═════ SUPPLIED DATA
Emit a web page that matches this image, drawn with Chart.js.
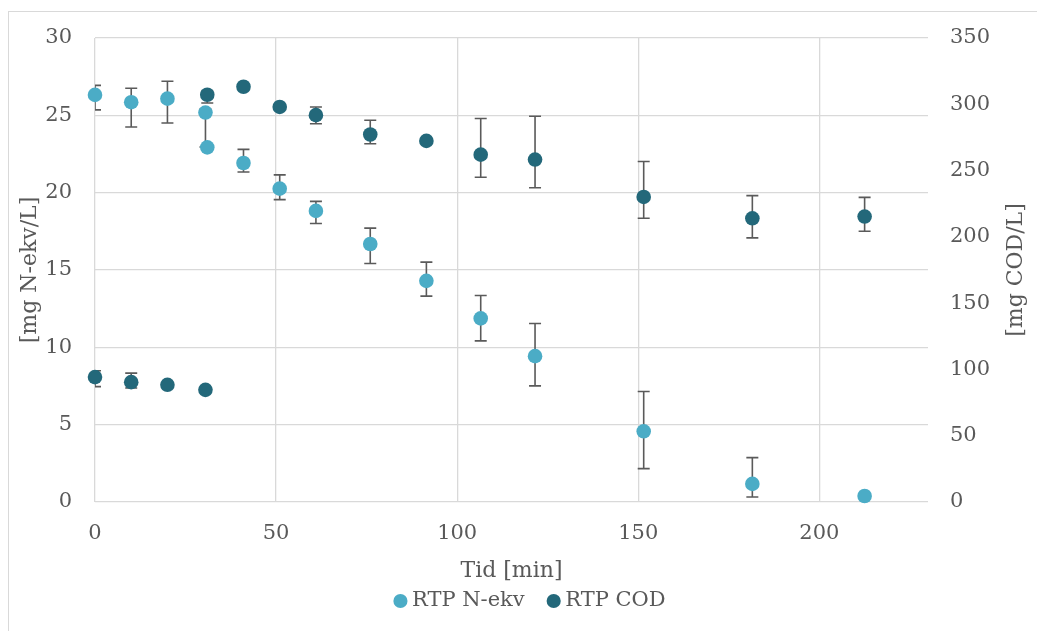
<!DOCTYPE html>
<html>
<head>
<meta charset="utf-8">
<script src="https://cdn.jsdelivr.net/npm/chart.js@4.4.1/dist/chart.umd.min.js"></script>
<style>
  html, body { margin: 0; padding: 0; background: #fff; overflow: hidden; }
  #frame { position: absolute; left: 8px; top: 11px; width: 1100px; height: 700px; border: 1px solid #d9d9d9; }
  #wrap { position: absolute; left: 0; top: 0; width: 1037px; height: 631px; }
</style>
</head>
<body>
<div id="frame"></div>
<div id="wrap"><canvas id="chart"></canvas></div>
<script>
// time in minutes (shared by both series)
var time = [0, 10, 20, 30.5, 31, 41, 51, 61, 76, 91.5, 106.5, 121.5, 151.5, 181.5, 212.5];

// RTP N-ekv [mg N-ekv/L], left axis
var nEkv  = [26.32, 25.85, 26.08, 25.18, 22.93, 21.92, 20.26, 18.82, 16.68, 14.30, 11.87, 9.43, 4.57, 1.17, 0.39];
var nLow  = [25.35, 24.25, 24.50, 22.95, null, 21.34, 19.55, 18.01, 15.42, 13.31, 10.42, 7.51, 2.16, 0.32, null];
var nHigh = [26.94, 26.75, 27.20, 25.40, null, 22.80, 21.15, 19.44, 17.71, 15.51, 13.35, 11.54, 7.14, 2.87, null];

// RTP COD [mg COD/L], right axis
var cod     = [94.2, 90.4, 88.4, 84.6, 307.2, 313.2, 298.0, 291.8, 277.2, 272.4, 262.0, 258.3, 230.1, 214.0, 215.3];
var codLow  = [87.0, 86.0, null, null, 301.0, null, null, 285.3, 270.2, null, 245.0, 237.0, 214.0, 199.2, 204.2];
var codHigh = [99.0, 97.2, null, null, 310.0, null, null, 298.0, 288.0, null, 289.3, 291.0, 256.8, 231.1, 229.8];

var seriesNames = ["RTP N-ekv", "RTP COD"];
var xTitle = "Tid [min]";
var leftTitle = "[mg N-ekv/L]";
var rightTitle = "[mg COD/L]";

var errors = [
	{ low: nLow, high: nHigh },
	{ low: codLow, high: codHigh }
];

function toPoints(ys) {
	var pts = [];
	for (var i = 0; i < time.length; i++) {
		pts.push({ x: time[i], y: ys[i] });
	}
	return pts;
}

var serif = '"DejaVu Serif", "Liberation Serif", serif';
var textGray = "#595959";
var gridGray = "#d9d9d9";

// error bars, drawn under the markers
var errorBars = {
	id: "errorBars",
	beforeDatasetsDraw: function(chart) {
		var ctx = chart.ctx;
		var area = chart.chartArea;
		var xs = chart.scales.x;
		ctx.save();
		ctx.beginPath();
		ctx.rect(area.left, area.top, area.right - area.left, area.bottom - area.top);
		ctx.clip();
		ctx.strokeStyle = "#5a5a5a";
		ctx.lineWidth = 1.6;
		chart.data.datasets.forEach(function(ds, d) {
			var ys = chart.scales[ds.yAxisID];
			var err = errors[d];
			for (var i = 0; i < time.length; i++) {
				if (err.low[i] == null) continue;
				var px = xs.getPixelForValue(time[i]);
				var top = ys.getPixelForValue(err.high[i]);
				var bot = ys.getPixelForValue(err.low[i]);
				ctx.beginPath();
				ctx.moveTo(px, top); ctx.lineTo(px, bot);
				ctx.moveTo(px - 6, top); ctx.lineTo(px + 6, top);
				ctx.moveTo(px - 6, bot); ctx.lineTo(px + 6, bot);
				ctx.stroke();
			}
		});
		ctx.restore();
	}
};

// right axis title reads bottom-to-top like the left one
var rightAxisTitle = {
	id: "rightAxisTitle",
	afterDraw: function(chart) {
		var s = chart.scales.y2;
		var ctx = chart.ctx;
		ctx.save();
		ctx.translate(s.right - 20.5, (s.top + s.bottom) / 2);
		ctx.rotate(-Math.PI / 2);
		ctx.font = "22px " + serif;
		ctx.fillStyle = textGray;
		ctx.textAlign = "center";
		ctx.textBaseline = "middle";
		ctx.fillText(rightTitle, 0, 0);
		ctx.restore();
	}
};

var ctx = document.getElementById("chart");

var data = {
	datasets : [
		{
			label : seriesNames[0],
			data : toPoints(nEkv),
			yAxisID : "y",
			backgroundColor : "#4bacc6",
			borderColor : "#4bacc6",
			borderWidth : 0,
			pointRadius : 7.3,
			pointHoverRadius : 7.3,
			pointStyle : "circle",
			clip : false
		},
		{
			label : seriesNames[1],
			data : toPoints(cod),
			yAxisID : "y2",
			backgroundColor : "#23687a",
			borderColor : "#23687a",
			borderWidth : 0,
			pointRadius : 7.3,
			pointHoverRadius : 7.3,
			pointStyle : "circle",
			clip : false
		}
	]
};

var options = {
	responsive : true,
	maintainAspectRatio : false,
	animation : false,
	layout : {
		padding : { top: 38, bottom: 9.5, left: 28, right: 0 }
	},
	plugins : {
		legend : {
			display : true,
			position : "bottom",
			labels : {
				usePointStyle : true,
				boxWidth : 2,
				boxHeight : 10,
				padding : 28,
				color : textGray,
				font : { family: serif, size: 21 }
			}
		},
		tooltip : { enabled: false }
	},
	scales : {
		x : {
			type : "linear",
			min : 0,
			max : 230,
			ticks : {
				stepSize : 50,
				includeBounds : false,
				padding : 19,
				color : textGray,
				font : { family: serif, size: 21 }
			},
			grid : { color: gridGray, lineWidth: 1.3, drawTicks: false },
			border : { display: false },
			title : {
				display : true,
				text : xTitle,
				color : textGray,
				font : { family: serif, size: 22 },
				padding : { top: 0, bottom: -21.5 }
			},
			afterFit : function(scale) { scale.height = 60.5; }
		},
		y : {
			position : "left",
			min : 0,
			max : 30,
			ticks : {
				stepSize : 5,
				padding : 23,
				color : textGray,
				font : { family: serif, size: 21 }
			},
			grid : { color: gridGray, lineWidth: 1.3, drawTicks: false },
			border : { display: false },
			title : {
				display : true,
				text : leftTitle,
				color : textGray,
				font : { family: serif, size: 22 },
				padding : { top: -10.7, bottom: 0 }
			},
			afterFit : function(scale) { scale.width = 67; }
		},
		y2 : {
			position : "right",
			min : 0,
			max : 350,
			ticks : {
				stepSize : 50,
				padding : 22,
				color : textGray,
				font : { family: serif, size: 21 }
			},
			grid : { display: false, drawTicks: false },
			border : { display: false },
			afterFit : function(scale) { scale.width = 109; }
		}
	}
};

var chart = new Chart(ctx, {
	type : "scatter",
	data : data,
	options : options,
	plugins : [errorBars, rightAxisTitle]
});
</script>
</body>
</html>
══════════
PROMPT:
Leave out the pictures and restate, word for word, the lines from the top of the data through the line containing "7.14, 2.87, null];", both included.

EXERCISE SOLUTION:
Emit a web page that matches this image, drawn with Chart.js.
<!DOCTYPE html>
<html>
<head>
<meta charset="utf-8">
<script src="https://cdn.jsdelivr.net/npm/chart.js@4.4.1/dist/chart.umd.min.js"></script>
<style>
  html, body { margin: 0; padding: 0; background: #fff; overflow: hidden; }
  #frame { position: absolute; left: 8px; top: 11px; width: 1100px; height: 700px; border: 1px solid #d9d9d9; }
  #wrap { position: absolute; left: 0; top: 0; width: 1037px; height: 631px; }
</style>
</head>
<body>
<div id="frame"></div>
<div id="wrap"><canvas id="chart"></canvas></div>
<script>
// time in minutes (shared by both series)
var time = [0, 10, 20, 30.5, 31, 41, 51, 61, 76, 91.5, 106.5, 121.5, 151.5, 181.5, 212.5];

// RTP N-ekv [mg N-ekv/L], left axis
var nEkv  = [26.32, 25.85, 26.08, 25.18, 22.93, 21.92, 20.26, 18.82, 16.68, 14.30, 11.87, 9.43, 4.57, 1.17, 0.39];
var nLow  = [25.35, 24.25, 24.50, 22.95, null, 21.34, 19.55, 18.01, 15.42, 13.31, 10.42, 7.51, 2.16, 0.32, null];
var nHigh = [26.94, 26.75, 27.20, 25.40, null, 22.80, 21.15, 19.44, 17.71, 15.51, 13.35, 11.54, 7.14, 2.87, null];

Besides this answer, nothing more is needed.